Set down the data below from its first line to the line holding "fig = plt.figure(figsize=(W", inclusive; omit all pictures.

#### [Provided material]
▬▬▬▬▬▬

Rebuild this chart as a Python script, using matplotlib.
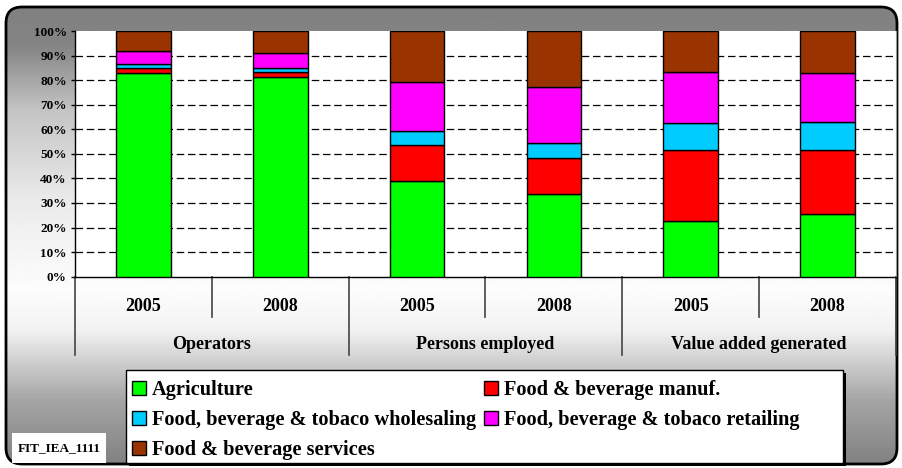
import numpy as np
import matplotlib.pyplot as plt
from matplotlib.patches import FancyBboxPatch, Rectangle, Patch

plt.rcParams['font.family'] = ['Liberation Serif', 'DejaVu Serif']
plt.rcParams['font.weight'] = 'bold'

groups = ['Operators', 'Persons employed', 'Value added generated']
years = ['2005', '2008', '2005', '2008', '2005', '2008']
sectors = ['Agriculture', 'Food & beverage manuf.',
           'Food, beverage & tobaco wholesaling',
           'Food, beverage & tobaco retailing',
           'Food & beverage services']
agriculture = [83.0, 81.4, 39.1, 33.5, 22.8, 25.5]
manuf = [1.8, 1.8, 14.5, 14.7, 28.8, 26.1]
wholesaling = [1.6, 1.7, 5.7, 6.1, 10.8, 11.2]
retailing = [5.3, 6.1, 19.9, 22.8, 20.8, 20.2]
services = [8.3, 9.0, 20.8, 22.9, 16.8, 17.0]
colors = ['#00FF00', '#FF0000', '#00CCFF', '#FF00FF', '#993300']

W, H = 902, 468
fig = plt.figure(figsize=(W / 100, H / 100), dpi=100)

# background: rounded frame with grey gradient, pixel coordinates
bg = fig.add_axes([0, 0, 1, 1], zorder=-10)
bg.set_xlim(0, W)
bg.set_ylim(H, 0)
bg.axis('off')
ys = np.linspace(0, H, 200)
shade = np.interp(ys, [0, 45, 110, 200, 290, 330, 400, 468],
                  [0.50, 0.52, 0.77, 0.92, 0.99, 0.95, 0.65, 0.50])
frame = FancyBboxPatch((6, 7), 891, 457, boxstyle='round,pad=0,rounding_size=16',
                       facecolor='none', edgecolor='black', lw=2, zorder=3)
bg.add_patch(frame)
img = bg.imshow(shade[:, None], extent=[0, W, H, 0], aspect='auto',
                cmap='gray', vmin=0, vmax=1, zorder=1)
img.set_clip_path(frame)

# legend box with shadow
bg.add_patch(Rectangle((129, 373), 717, 93, facecolor='black', zorder=4))
bg.add_patch(Rectangle((126, 370), 717, 93, facecolor='white',
                       edgecolor='black', lw=1, zorder=5))
# id box
bg.add_patch(Rectangle((12, 433), 94, 30, facecolor='white', edgecolor='none', zorder=5))
bg.text(59, 448, 'FIT_IEA_1111', ha='center', va='center', fontsize=9.5,
        fontweight='bold', zorder=6)

# main chart
ax = fig.add_axes([75 / W, 1 - 276.7 / H, (896 - 75) / W, (276.7 - 31) / H])
x = np.arange(len(years))
series = [agriculture, manuf, wholesaling, retailing, services]
bottom = np.zeros(len(years))
handles = []
for vals, col, name in zip(series, colors, sectors):
    ax.bar(x, vals, width=0.4, bottom=bottom, color=col, edgecolor='black',
           lw=1, zorder=3)
    bottom += np.array(vals)
    handles.append(Patch(facecolor=col, edgecolor='black', label=name))

ax.set_xlim(-0.5, 5.5)
ax.set_ylim(0, 100)
ticks = np.arange(0, 101, 10)
ax.set_yticks(ticks)
ax.set_yticklabels(['%d%%' % t for t in ticks], fontsize=9.5, fontweight='bold')
ax.tick_params(axis='y', direction='out', length=3, width=1, pad=3)
ax.set_xticks([])
for t in ticks[1:-1]:
    ax.axhline(t, color='black', lw=0.9, linestyle=(0, (6, 3)), zorder=1)
ax.spines['top'].set_visible(False)
ax.spines['right'].set_color('#999999')
ax.spines['left'].set_linewidth(1)
ax.spines['bottom'].set_linewidth(1)

# two-tier category axis
tr = ax.get_xaxis_transform()
for i, yr in enumerate(years):
    ax.text(i, -0.12, yr, transform=tr, ha='center', va='center',
            fontsize=13, fontweight='bold')
for b in [0.5, 2.5, 4.5]:
    ax.plot([b, b], [0, -0.164], transform=tr, color='#444444', lw=1.2, clip_on=False)
for b in [-0.5, 1.5, 3.5, 5.5]:
    ax.plot([b, b], [0, -0.319], transform=tr, color='#444444', lw=1.2, clip_on=False)
for g, name in enumerate(groups):
    ax.text(2 * g + 0.5, -0.276, name, transform=tr, ha='center', va='center',
            fontsize=13, fontweight='bold')

order = [0, 2, 4, 1, 3]
fig.legend([handles[i] for i in order], [sectors[i] for i in order], ncol=2,
           loc='upper left', bbox_to_anchor=(132 / W, 1 - 380.5 / H),
           frameon=False, prop={'size': 14.7, 'weight': 'bold'},
           borderpad=0, borderaxespad=0, handlelength=0.68, handleheight=0.68,
           handletextpad=0.3, columnspacing=0.4, labelspacing=0.47)

fig.savefig('out.png', dpi=100)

▬▬▬▬▬▬

#### [Solved problem]
Rebuild this chart as a Python script, using matplotlib.
import numpy as np
import matplotlib.pyplot as plt
from matplotlib.patches import FancyBboxPatch, Rectangle, Patch

plt.rcParams['font.family'] = ['Liberation Serif', 'DejaVu Serif']
plt.rcParams['font.weight'] = 'bold'

groups = ['Operators', 'Persons employed', 'Value added generated']
years = ['2005', '2008', '2005', '2008', '2005', '2008']
sectors = ['Agriculture', 'Food & beverage manuf.',
           'Food, beverage & tobaco wholesaling',
           'Food, beverage & tobaco retailing',
           'Food & beverage services']
agriculture = [83.0, 81.4, 39.1, 33.5, 22.8, 25.5]
manuf = [1.8, 1.8, 14.5, 14.7, 28.8, 26.1]
wholesaling = [1.6, 1.7, 5.7, 6.1, 10.8, 11.2]
retailing = [5.3, 6.1, 19.9, 22.8, 20.8, 20.2]
services = [8.3, 9.0, 20.8, 22.9, 16.8, 17.0]
colors = ['#00FF00', '#FF0000', '#00CCFF', '#FF00FF', '#993300']

W, H = 902, 468
fig = plt.figure(figsize=(W / 100, H / 100), dpi=100)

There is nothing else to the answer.